Putting It Together: When Options Income Makes Sense
The case for incorporating options income strategies into a portfolio is strongest when three conditions align: the investor holds positions they’re comfortable owning through volatility, implied volatility is meaningfully elevated relative to recent history, and the income stream fills a specific role in the broader allocation — supplementing yield in a low-dividend equity portfolio, generating cash flow from an otherwise idle cash position, or adding uncorrelated income to a bond-heavy retirement portfolio. When all three conditions hold, options income strategies can generate 10–20% annualized returns on the capital deployed, with a risk profile that is arguably more conservative than pure equity ownership because the premium income provides a cushion against modest price declines.
The mid-2026 environment checks most of those boxes. Implied volatility is elevated from its 2023–2024 baseline but not so extreme that assignment risk overwhelms the premium advantage.

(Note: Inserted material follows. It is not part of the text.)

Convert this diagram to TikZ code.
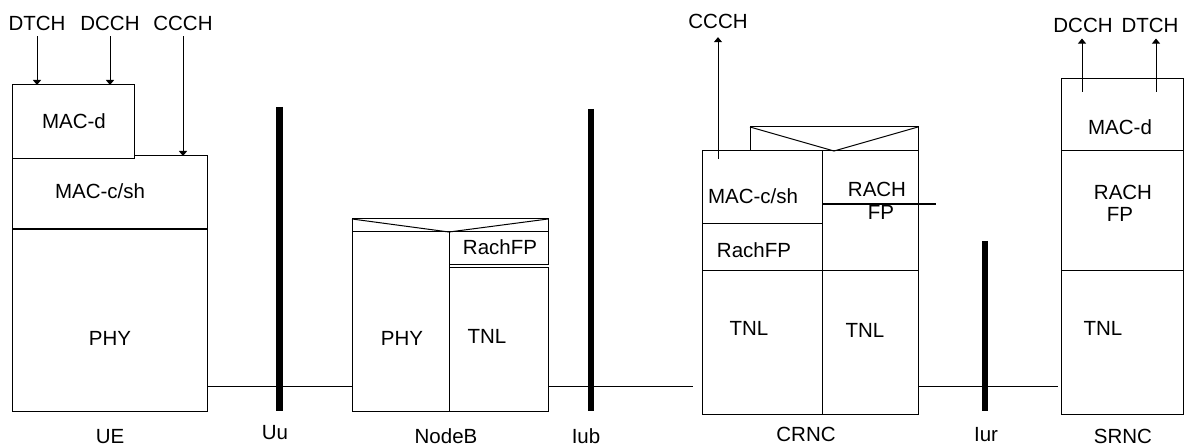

The macro uncertainty — Fed paralysis, tariff inflation, geopolitical energy shocks — is unlikely to resolve cleanly in the near term, which means volatility will remain a feature rather than an anomaly for the foreseeable future. For investors who have been watching this space from the sidelines and waiting for the ‘right time,’ the current environment is a reasonable entry point for a systematic, disciplined program — not because the market is easy to predict, but because the premiums on offer today compensate for the uncertainty that makes prediction difficult in the first place.